Modbus RTU uses a compact binary data frame with no start or end markers, relying on silent intervals between frames to distinguish individual data packets. A standard frame consists of the following fields:
Address Field (1 byte): Identifies the target slave device, with a valid range of 1 to 247 (0 is reserved for broadcast)
Function Code (1 byte): Defines the operation type, such as reading coils, reading registers, or writing to a single register
Data Field (N bytes): Contains the specific operation parameters or data content, such as register addresses and data values
CRC Checksum (2 bytes): Cyclic Redundancy Check used to detect errors during data transmission
Half-duplex communication: Only one device can transmit at any given time; the master polls each slave device sequentially
Reliance on timing intervals: A silent interval of at least 3.5 character times is used to identify the start and end of a frame
Error checking: CRC ensures that data remains intact during transmission
Modbus RTU is widely used in industrial field applications and is particularly well-suited for:
Long-distance communication: RS-485 supports transmission distances up to 1200 meters, making it ideal for scenarios where devices are distributed over large areas
Strong anti-interference capability: The differential signal characteristics of serial communication provide stable operation in industrial environments with complex electromagnetic interference
Cost-effective: Wiring costs are relatively low, especially suitable for small to medium-scale device networks
Broad device compatibility: The vast majority of industrial instruments and sensors support Modbus RTU interfaces
Limited communication speed, typically up to 115.2kbps, making it unsuitable for large data transfers
The master-slave architecture prevents direct communication between slave devices
Lacks built-in security mechanisms, making it less suitable for scenarios with high security requirements
As the number of nodes increases, polling cycles lengthen, reducing real-time performance
Modbus TCP encapsulates the Modbus protocol within the TCP/IP stack and operates over standard Ethernet networks. It adopts a client-server model, where the host system typically acts as the client and field devices act as servers. Unlike the master-slave model of RTU, clients can communicate simultaneously with multiple servers, and servers can also communicate with each other.
The Modbus TCP frame modifies the RTU structure by adding an MBAP header and removing the CRC checksum:
MBAP Header (7 bytes): Contains transaction identifier, protocol identifier, length field, and unit identifier
Function Code (1 byte): Same operation definitions as RTU
Data Field (N bytes): Specific data content for the operation
Since the TCP/IP protocol suite inherently provides data integrity checking, Modbus TCP does not require an additional CRC field.

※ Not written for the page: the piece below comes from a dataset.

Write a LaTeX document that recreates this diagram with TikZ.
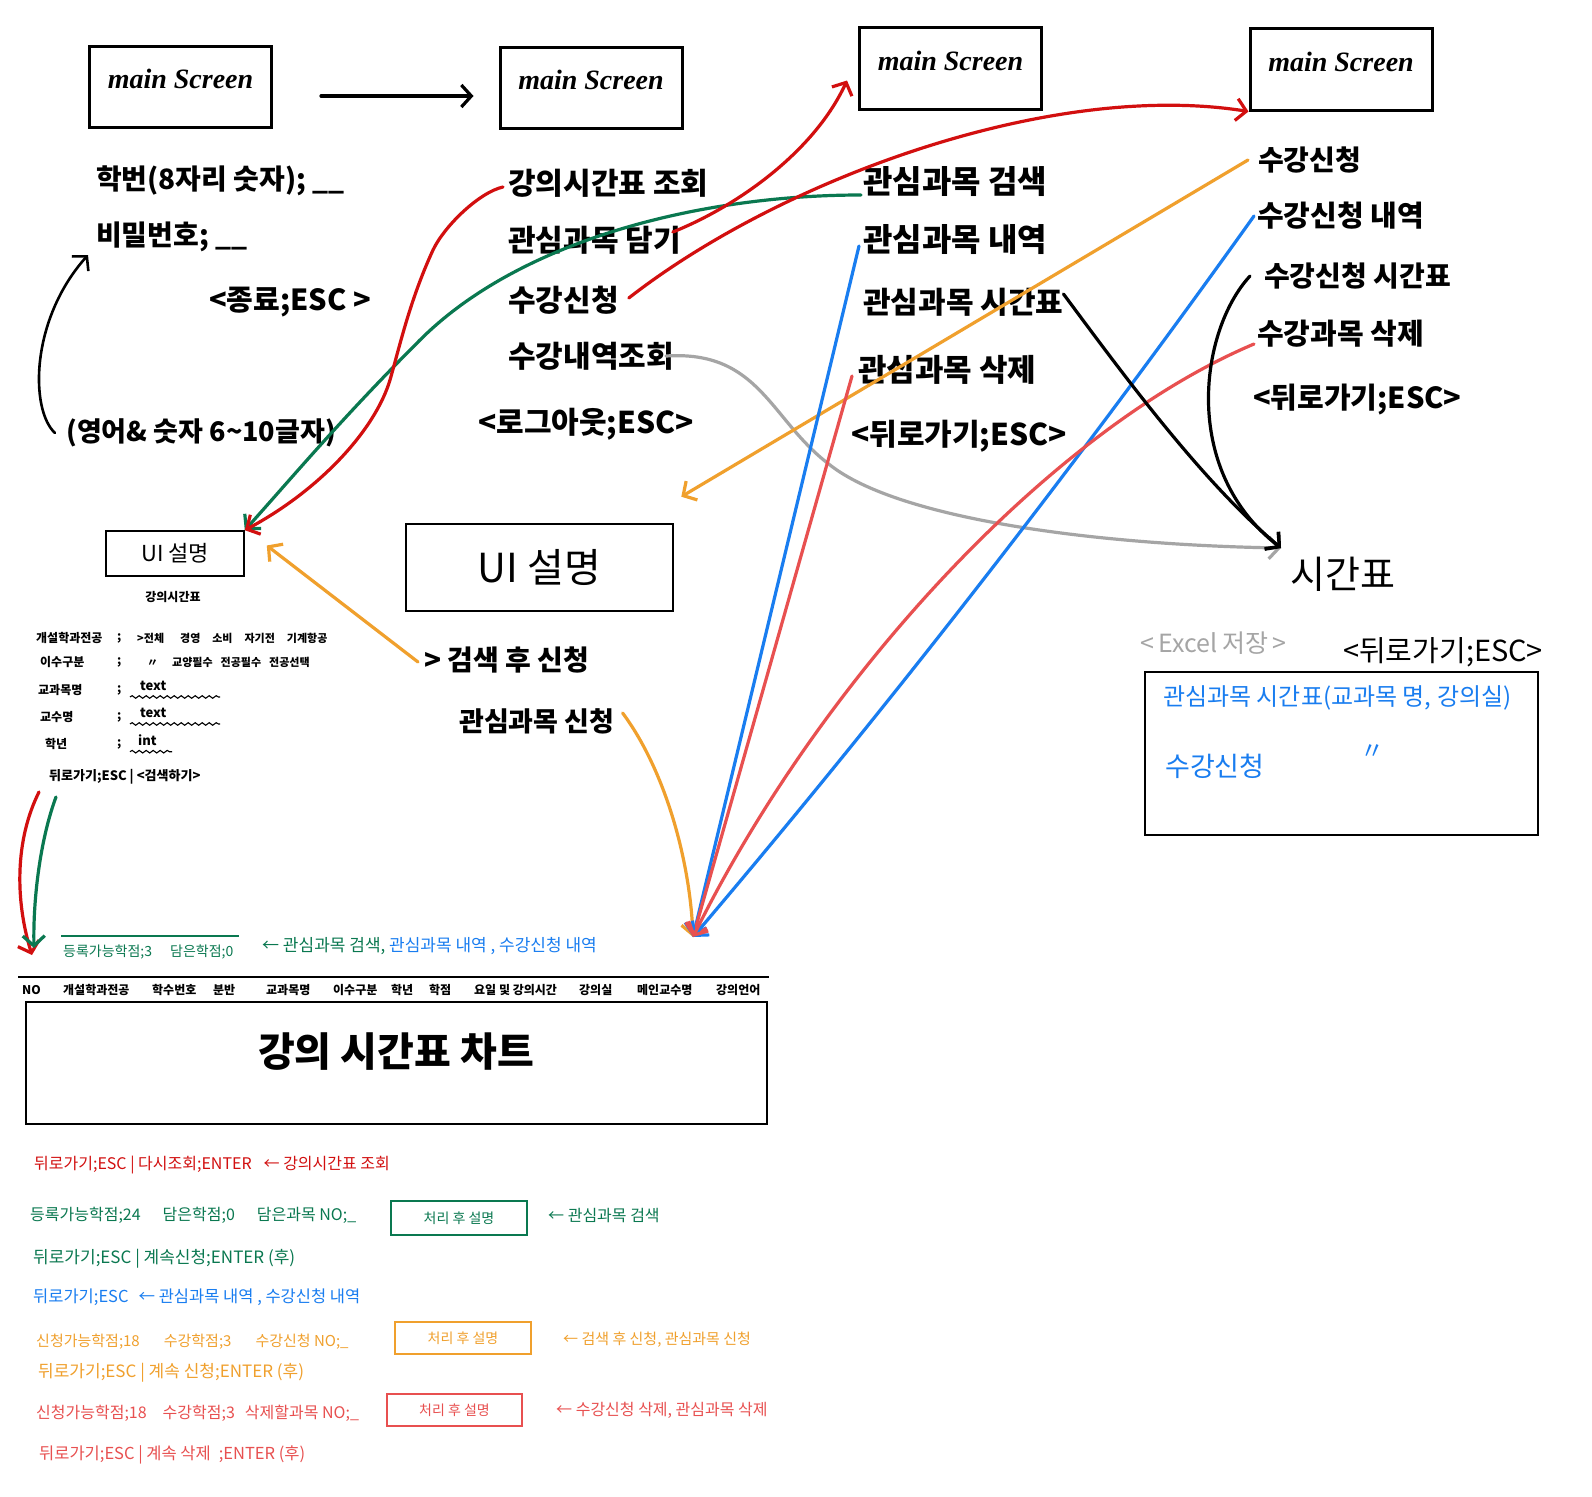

Ethernet-based: Leverages standard networking equipment and infrastructure
Uses TCP port 502: The industry-standard default port for Modbus TCP
Connection management: Supports both persistent and short-lived connections, configurable as needed
Concurrent communication: Servers can handle requests from multiple clients simultaneously
Modbus TCP aligns with the trend toward industrial networking and offers significant advantages in the following scenarios:
High-speed data transmission: Ethernet speeds of 100Mbps or 1000Mbps support real-time transmission of large data volumes
Large-scale system integration: Easily interfaces with upper-layer systems such as SCADA, MES, and cloud platforms
Flexible network topology: Supports star, tree, and other network structures, facilitating expansion and maintenance
Remote access capability: Enables cross-regional device monitoring and management via the Internet
High standardization: Widely supported by industrial Ethernet devices, ensuring broad compatibility
Requires Ethernet infrastructure, including switches, cabling, and IP address management
In applications with extremely high real-time requirements (such as millisecond-level motion control), network latency may be a concern
Lacks built-in security mechanisms; additional measures such as firewalls and VPNs are typically needed to ensure network security
| Comparison Dimension | Modbus RTU | Modbus TCP |
|---|---|---|
| Physical Layer | RS-232 / RS-485 | Ethernet |
| Transmission Medium | Twisted pair | Copper cable, fiber optic |
| Communication Speed | Up to 115.2kbps | 10/100/1000Mbps |
| Communication Distance | Up to 1200 meters (RS-485) | 100 meters per segment (extendable with switches) |
| Topology | Bus | Primarily star |
| Node Capacity | Up to 247 slave devices | Limited by IP addressing and network equipment |
| Error Checking | CRC | TCP/IP lower-layer checksum |
| Typical Applications | Field instruments, sensors, small PLCs | SCADA systems, Industrial Internet, cloud platform integration |
Selection Recommendations:
When field devices are primarily traditional serial instruments, communication distances are long, and high speeds are not critical, Modbus RTU remains a mature and reliable choice
When integration with upper-level information systems, remote monitoring capabilities, or large-scale deployments are required, Modbus TCP offers distinct advantages
In practice, the two protocols can be converted between each other using serial servers or industrial gateways, enabling both field-level connectivity and cloud integration
Modbus RTU and Modbus TCP share the same origin but have evolved along different paths to meet the industrial communication needs of different eras and scenarios. RTU, with its simplicity and reliability, remains a mainstay in serial communication applications. TCP, leveraging the widespread adoption of Ethernet, has extended the reach of Modbus from the field level to the cloud. Understanding the characteristics of both protocols helps in selecting the most appropriate communication approach for industrial system design, enabling the construction of stable, efficient, and scalable frameworks for data acquisition and device interconnection.